DATA LINES ->
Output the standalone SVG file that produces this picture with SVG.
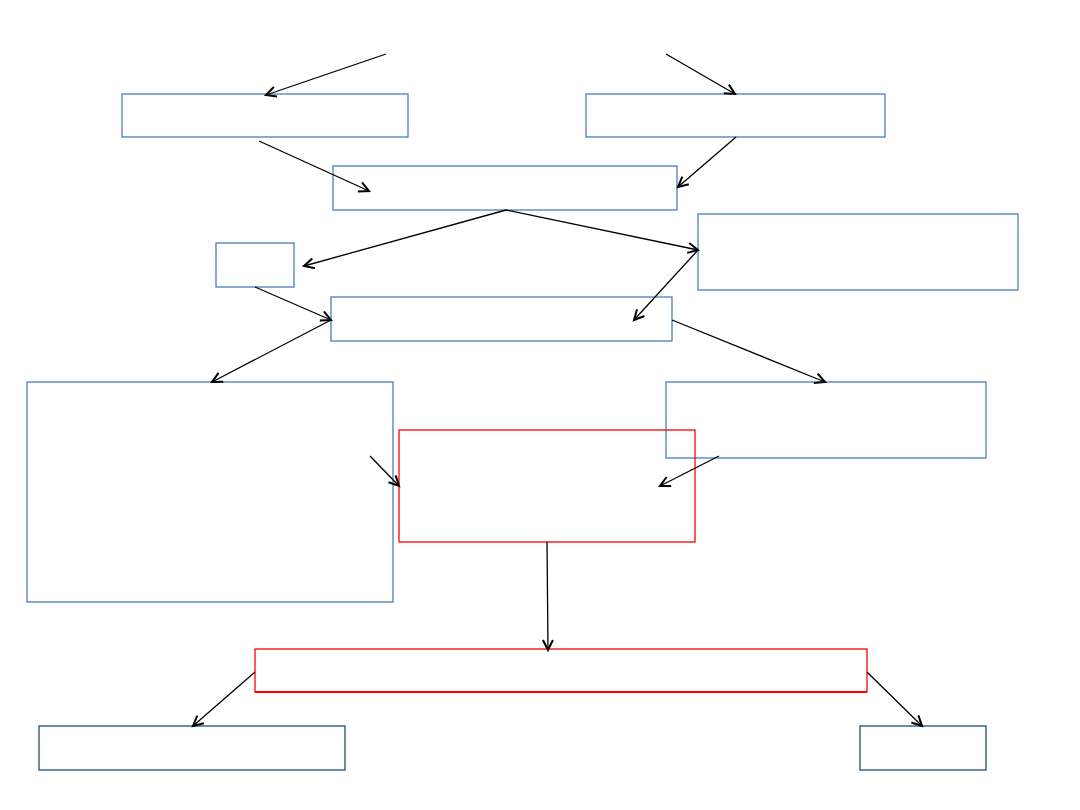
<svg xmlns="http://www.w3.org/2000/svg" width="1080" height="810" viewBox="0 0 1080 810">
<style>
.b{fill:#fff;stroke:#4a7ebb;stroke-width:1.3}
.r{fill:#fff;stroke:#ff0000;stroke-width:1.3}
.d{fill:#fff;stroke:#1f4e79;stroke-width:1.3}
.c line{stroke:#000;stroke-width:1.3;marker-end:url(#a)}
</style>
<defs>
<marker id="a" markerUnits="userSpaceOnUse" markerWidth="16" markerHeight="16" refX="11" refY="6" orient="auto">
<path d="M1,1 L11,6 L1,11" fill="none" stroke="#000" stroke-width="2"/>
</marker>
</defs>
<rect width="1080" height="810" fill="#fff"/>
<g id="nA"><rect class="b" x="122" y="94" width="286" height="43"/></g>
<g id="nB"><rect class="b" x="586" y="94" width="299" height="43"/></g>
<g id="nC"><rect class="b" x="333" y="166" width="344" height="44"/></g>
<g id="nD"><rect class="b" x="216" y="243" width="78" height="44"/></g>
<g id="nE"><rect class="b" x="698" y="214" width="320" height="76"/></g>
<g id="nF"><rect class="b" x="331" y="297" width="341" height="44"/></g>
<g id="nG"><rect class="b" x="27" y="382" width="366" height="220"/></g>
<g id="nI"><rect class="b" x="666" y="382" width="320" height="76"/></g>
<g id="nH"><rect class="r" x="399" y="430" width="296" height="112" fill-opacity="0"/></g>
<g id="nJ"><rect class="r" x="255" y="649" width="612" height="43"/><line x1="255" y1="692" x2="867" y2="692" stroke="#ff0000" stroke-width="2"/></g>
<g id="nK"><rect class="d" x="39" y="726" width="306" height="44"/></g>
<g id="nL"><rect class="d" x="860" y="726" width="126" height="44"/></g>
<g id="connectors" class="c">
<line x1="386" y1="54" x2="266" y2="95"/>
<line x1="666" y1="54" x2="735" y2="94"/>
<line x1="259" y1="141" x2="369" y2="191"/>
<line x1="736" y1="137" x2="678" y2="187"/>
<line x1="506" y1="210" x2="304" y2="266"/>
<line x1="506" y1="210" x2="698" y2="250"/>
<line x1="698" y1="250" x2="634" y2="320"/>
<line x1="255" y1="287" x2="331" y2="320"/>
<line x1="331" y1="320" x2="212" y2="382"/>
<line x1="672" y1="320" x2="825" y2="382"/>
<line x1="370" y1="456" x2="399" y2="486"/>
<line x1="719" y1="456" x2="660" y2="486"/>
<line x1="547" y1="542" x2="548" y2="650"/>
<line x1="255" y1="672" x2="193" y2="726"/>
<line x1="867" y1="672" x2="922" y2="726"/>
</g>
</svg>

GOAL OF THE EXERCISE -> Working from the lines above, reproduce the material exactly and exclude its pictures.

EXERCISE OUTPUT ->
Output the standalone SVG file that produces this picture with SVG.
<svg xmlns="http://www.w3.org/2000/svg" width="1080" height="810" viewBox="0 0 1080 810">
<style>
.b{fill:#fff;stroke:#4a7ebb;stroke-width:1.3}
.r{fill:#fff;stroke:#ff0000;stroke-width:1.3}
.d{fill:#fff;stroke:#1f4e79;stroke-width:1.3}
.c line{stroke:#000;stroke-width:1.3;marker-end:url(#a)}
</style>
<defs>
<marker id="a" markerUnits="userSpaceOnUse" markerWidth="16" markerHeight="16" refX="11" refY="6" orient="auto">
<path d="M1,1 L11,6 L1,11" fill="none" stroke="#000" stroke-width="2"/>
</marker>
</defs>
<rect width="1080" height="810" fill="#fff"/>
<g id="nA"><rect class="b" x="122" y="94" width="286" height="43"/></g>
<g id="nB"><rect class="b" x="586" y="94" width="299" height="43"/></g>
<g id="nC"><rect class="b" x="333" y="166" width="344" height="44"/></g>
<g id="nD"><rect class="b" x="216" y="243" width="78" height="44"/></g>
<g id="nE"><rect class="b" x="698" y="214" width="320" height="76"/></g>
<g id="nF"><rect class="b" x="331" y="297" width="341" height="44"/></g>
<g id="nG"><rect class="b" x="27" y="382" width="366" height="220"/></g>
<g id="nI"><rect class="b" x="666" y="382" width="320" height="76"/></g>
<g id="nH"><rect class="r" x="399" y="430" width="296" height="112" fill-opacity="0"/></g>
<g id="nJ"><rect class="r" x="255" y="649" width="612" height="43"/><line x1="255" y1="692" x2="867" y2="692" stroke="#ff0000" stroke-width="2"/></g>
<g id="nK"><rect class="d" x="39" y="726" width="306" height="44"/></g>
<g id="nL"><rect class="d" x="860" y="726" width="126" height="44"/></g>
<g id="connectors" class="c">
<line x1="386" y1="54" x2="266" y2="95"/>
<line x1="666" y1="54" x2="735" y2="94"/>
<line x1="259" y1="141" x2="369" y2="191"/>
<line x1="736" y1="137" x2="678" y2="187"/>
<line x1="506" y1="210" x2="304" y2="266"/>
<line x1="506" y1="210" x2="698" y2="250"/>
<line x1="698" y1="250" x2="634" y2="320"/>
<line x1="255" y1="287" x2="331" y2="320"/>
<line x1="331" y1="320" x2="212" y2="382"/>
<line x1="672" y1="320" x2="825" y2="382"/>
<line x1="370" y1="456" x2="399" y2="486"/>
<line x1="719" y1="456" x2="660" y2="486"/>
<line x1="547" y1="542" x2="548" y2="650"/>
<line x1="255" y1="672" x2="193" y2="726"/>
<line x1="867" y1="672" x2="922" y2="726"/>
</g>
</svg>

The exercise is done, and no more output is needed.